Ready to Grow?

How Do the Best School Leaders Compete?

Posted by Scott Barron on Apr 28, 2014 8:51:36 AM
Scott Barron

Growing a school in today's innovation economy requires some strategy adjustments: Listening to families in your target market is even more important, using your school as a platform to establish trust throughout the community, and finding new ways to add value. The best schools are redefining their relationships with students and families to build proactive collaboration, enabling them to thrive within this new economic reality where trust is the valued currency.Success collaborate adapt

Below are three strategies you can use to listen, build trust, and innovate.

Overtly Define Success

What would happen in your school if the board, administrators and teachers understood that they win only when the students win? Student success has to be defined so clearly that everyone at every level of leadership knows how to win. Social media and personal feedback allows you to rapidly listen and responsively improve the school's processes and results. Your reputation for excellence and trust is dominated by the voice of student and parents who will rave about your genuineness or disparage the lack of concern. As the school leader your challenge is to overtly define success so that you are truly building your school instead of that of your predecessor(s). It's hard for the other people in the school to know what you want when your directions are vague and lack purpose.

Embrace Collaboration

For a variety of reasons the culture and economy has shifted toward collaborative problem solving. School designers have to think of their students, parents, and especially teachers as interactive partners who want a real voice in decisions and plans. When they are actively encouraged to share stories, ideas, feedback, and aspirations, they become intrinsically motivated to contribute their valuable resources toward the goals of the school. This shift to collaborative design requires a more developed emotional and interpersonal intelligence among the adults involved, which also serves as a powerful model for students.

Flexibly Adapt

For the first time in the history of the world, people can learn anything without a teacher or a school. Once you get your head around that idea, it makes more sense that the school model as you know it is changing. As a school designer your organization is more likely to grow as you implement processes and systems to adapt more quickly to the needs and opportunities of your target community. Find unique ways to differentiate your program in terms of personalization, depth of experience, and autonomy over how time is used. It is likely that your school will have to find a balance between being a learning destination (comprehensive curriculum that is self-contained) and a learning portal (providing access to both local and wired learning resources with credit given based on demonstrated mastery).
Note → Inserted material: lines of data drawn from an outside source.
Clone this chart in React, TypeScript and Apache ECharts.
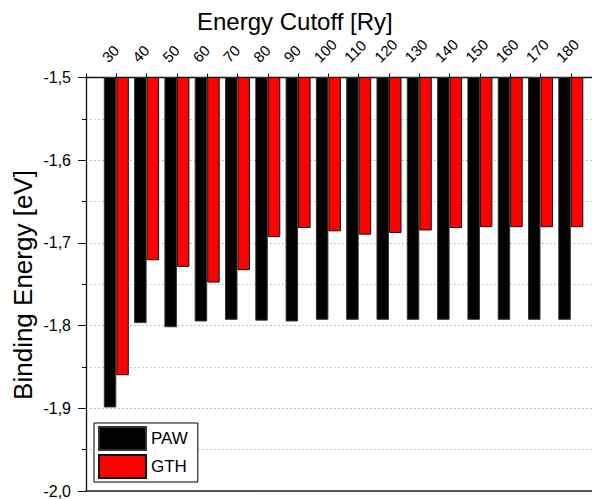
import React, { useEffect, useRef } from "react";
import * as echarts from "echarts";

const categories = [30, 40, 50, 60, 70, 80, 90, 100, 110, 120, 130, 140, 150, 160, 170, 180];
const pawValues = [-1.899, -1.797, -1.802, -1.795, -1.793, -1.794, -1.795, -1.793, -1.793, -1.793, -1.793, -1.793, -1.793, -1.793, -1.793, -1.793];
const gthValues = [-1.86, -1.721, -1.729, -1.748, -1.733, -1.693, -1.682, -1.686, -1.69, -1.688, -1.685, -1.682, -1.681, -1.681, -1.681, -1.681];
const yTicks = [-2.0, -1.9, -1.8, -1.7, -1.6, -1.5];

const FONT = "'Liberation Sans', Arial, sans-serif";

export default function App() {
  const ref = useRef<HTMLDivElement>(null);
  useEffect(() => {
    if (!ref.current) return;
    const chart = echarts.init(ref.current, undefined, { renderer: "svg" });
    const plotLeft = 86;
    const catPx = 30.27;
    const firstCenter = 116.5;
    const labelShift = -12;
    const g1Left = firstCenter + labelShift - catPx / 2;
    const g1Width = catPx * categories.length;
    const dotted = { color: "#aaa", width: 1, type: [1.5, 2.5] as number[] };
    chart.setOption({
      animation: false,
      textStyle: { fontFamily: FONT },
      grid: [
        { left: plotLeft, right: 0, top: 77.5, bottom: 6 },
        { left: g1Left, width: g1Width, top: 77.5, height: 50 },
      ],
      xAxis: [
        {
          type: "value",
          gridIndex: 0,
          position: "top",
          min: 20,
          max: 187,
          interval: 10,
          axisLine: { show: true, lineStyle: { color: "#111", width: 1.3 } },
          axisTick: { show: true, inside: false, length: 4, lineStyle: { color: "#111" } },
          axisLabel: { show: false },
          splitLine: { show: false },
        },
        {
          type: "category",
          gridIndex: 1,
          position: "top",
          data: categories.map(String),
          axisLine: { show: false },
          axisTick: { show: false },
          axisLabel: {
            interval: 0,
            rotate: 45,
            margin: 18,
            fontSize: 15,
            color: "#000",
            fontFamily: FONT,
          },
          splitLine: { show: false },
        },
        {
          type: "value",
          gridIndex: 0,
          position: "bottom",
          min: 20,
          max: 187,
          interval: 10,
          axisLine: { show: true, lineStyle: { color: "#222", width: 1.6 } },
          axisTick: { show: false },
          axisLabel: { show: false },
          splitLine: { show: false },
        },
      ],
      yAxis: [
        {
          type: "value",
          gridIndex: 0,
          min: yTicks[0],
          max: yTicks[yTicks.length - 1],
          interval: 0.1,
          axisLine: { show: true, lineStyle: { color: "#111", width: 1.3 } },
          axisTick: { show: true, length: 8, lineStyle: { color: "#111" } },
          minorTick: { show: true, splitNumber: 2, length: 4, lineStyle: { color: "#111" } },
          splitLine: { show: true, lineStyle: dotted },
          minorSplitLine: { show: true, lineStyle: { ...dotted, color: "#bbb" } },
          axisLabel: {
            fontSize: 16,
            color: "#000",
            margin: 15,
            fontFamily: FONT,
            formatter: (v: number) => v.toFixed(1).replace(".", ","),
          },
        },
        { type: "value", gridIndex: 1, show: false },
      ],
      legend: {
        left: 94,
        top: 423,
        orient: "vertical",
        itemWidth: 47,
        itemHeight: 23,
        itemGap: 3,
        padding: [3, 10, 3, 4],
        borderColor: "#000",
        borderWidth: 1,
        backgroundColor: "#fff",
        icon: "rect",
        textStyle: { fontSize: 17, color: "#000", fontFamily: FONT },
        data: ["PAW", "GTH"],
      },
      graphic: [
        {
          type: "text",
          x: 197,
          y: 21,
          style: {
            text: "Energy Cutoff [Ry]",
            fontSize: 24,
            fontFamily: FONT,
            fill: "#000",
            textAlign: "left",
            textVerticalAlign: "middle",
          },
        },
        {
          type: "text",
          x: 22.5,
          y: 285,
          rotation: Math.PI / 2,
          style: {
            text: "Binding Energy [eV]",
            fontSize: 26,
            fontFamily: FONT,
            fill: "#000",
            textAlign: "center",
            textVerticalAlign: "middle",
          },
        },
      ],
      series: [
        {
          name: "PAW",
          type: "bar",
          xAxisIndex: 0,
          yAxisIndex: 0,
          barWidth: 12.5,
          barGap: "0%",
          clip: true,
          itemStyle: { color: "#000", borderColor: "#333", borderWidth: 1 },
          data: categories.map((c, i) => [c, pawValues[i]]),
        },
        {
          name: "GTH",
          type: "bar",
          xAxisIndex: 0,
          yAxisIndex: 0,
          barWidth: 12.5,
          barGap: "0%",
          clip: true,
          itemStyle: { color: "#ff0000", borderColor: "#111", borderWidth: 1 },
          data: categories.map((c, i) => [c, gthValues[i]]),
        },
      ],
    });
    return () => chart.dispose();
  }, []);
  return (
    <div
      ref={ref}
      style={{ position: "fixed", left: 0, top: 0, width: 592, height: 499, background: "#fff" }}
    />
  );
}
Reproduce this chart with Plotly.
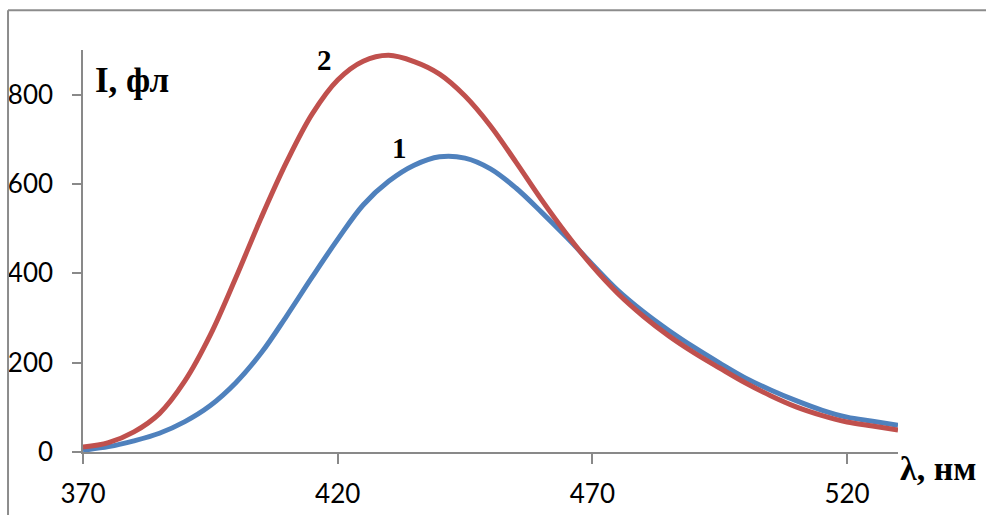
import plotly.graph_objects as go

# Emission spectra: wavelength (nm) vs fluorescence intensity (arb. units)
wavelength = [370, 375, 380, 385, 390, 395, 400, 405, 410, 415, 420, 425, 430,
              435, 440, 445, 450, 455, 460, 465, 470, 475, 480, 485, 490, 495,
              500, 505, 510, 515, 520, 525, 530]

intensity_1 = [4, 12, 25, 42, 68, 104, 155, 222, 305, 392, 476, 553, 606,
               642, 661, 658, 634, 591, 537, 480, 420, 362, 314, 272, 234, 199,
               166, 139, 115, 94, 78, 69, 60]

intensity_2 = [11, 21, 45, 86, 159, 262, 390, 525, 650, 757, 833, 875, 888,
               874, 846, 797, 730, 649, 565, 487, 416, 355, 304, 260, 222, 188,
               155, 126, 101, 82, 67, 58, 49]

y_ticks = [0, 200, 400, 600, 800]
x_ticks = [370, 420, 470, 520]

BLUE = "#4F81BD"
RED = "#C0504D"
AXIS = "#898989"
TICK_FONT = dict(family="Lato, Open Sans, sans-serif", size=26, color="#000000")
SERIF_BOLD = "Liberation Serif, Times New Roman, serif"

fig = go.Figure()
fig.add_trace(go.Scatter(x=wavelength, y=intensity_1, mode="lines",
                         line=dict(color=BLUE, width=5, shape="spline", smoothing=1.0),
                         name="1", hoverinfo="skip"))
fig.add_trace(go.Scatter(x=wavelength, y=intensity_2, mode="lines",
                         line=dict(color=RED, width=5, shape="spline", smoothing=1.0),
                         name="2", hoverinfo="skip"))

fig.update_layout(
    width=986, height=515,
    margin=dict(l=83, r=88, t=50, b=63),
    paper_bgcolor="white", plot_bgcolor="white",
    showlegend=False,
    xaxis=dict(range=[370, 530], tickvals=x_ticks, ticktext=[str(v) for v in x_ticks],
               showgrid=False, zeroline=False, showline=True, linecolor=AXIS, linewidth=1.5,
               ticks="outside", ticklen=10, tickwidth=1.5, tickcolor=AXIS,
               tickfont=TICK_FONT, ticklabelstandoff=8, automargin=False),
    yaxis=dict(range=[0, 900], tickvals=y_ticks, ticktext=[str(v) for v in y_ticks],
               showgrid=False, zeroline=False, showline=True, linecolor=AXIS, linewidth=1.5,
               ticks="outside", ticklen=9, tickwidth=1.5, tickcolor=AXIS,
               tickfont=TICK_FONT, ticklabelstandoff=14, automargin=False),
)

# Axis titles and curve labels
fig.add_annotation(text="<b>I, фл</b>", xref="paper", yref="paper", x=0.012, y=0.925,
                   xanchor="left", yanchor="middle", showarrow=False,
                   font=dict(family=SERIF_BOLD, size=35, color="black"))
fig.add_annotation(text="<b>λ, нм</b>", xref="paper", yref="paper", x=1.0, y=-0.04,
                   xanchor="left", yanchor="middle", showarrow=False,
                   font=dict(family=SERIF_BOLD, size=34, color="black"))
fig.add_annotation(text="<b>2</b>", x=417.5, y=877, xanchor="center", yanchor="middle",
                   showarrow=False, font=dict(family=SERIF_BOLD, size=29, color="black"))
fig.add_annotation(text="<b>1</b>", x=432.2, y=680, xanchor="center", yanchor="middle",
                   showarrow=False, font=dict(family=SERIF_BOLD, size=29, color="black"))

# Outer frame (left and top edges)
frame = dict(color="#8C8C8C", width=2)
fig.add_shape(type="line", xref="paper", yref="paper", x0=-0.092, x1=1.2,
              y0=1.099, y1=1.099, line=frame)
fig.add_shape(type="line", xref="paper", yref="paper", x0=-0.092, x1=-0.092,
              y0=1.099, y1=-0.2, line=frame)

fig.write_html("out.html")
The school board and administration must be prepared to manage conflict and fear as the school/district responsibly and intelligently experiments with new school designs. Obviously expectations will remain high for results, and performance assessments will need to be carefully prepared in order to communicate accurately. Common language will be key to overcoming the risks, especially in an over-politicized environment where the adult issues are prioritized over the needs of students. Dialogue and discussion will be critical to building momentum, with focus on the guiding principles rather than polarizing positions that emphasize "right" and "wrong."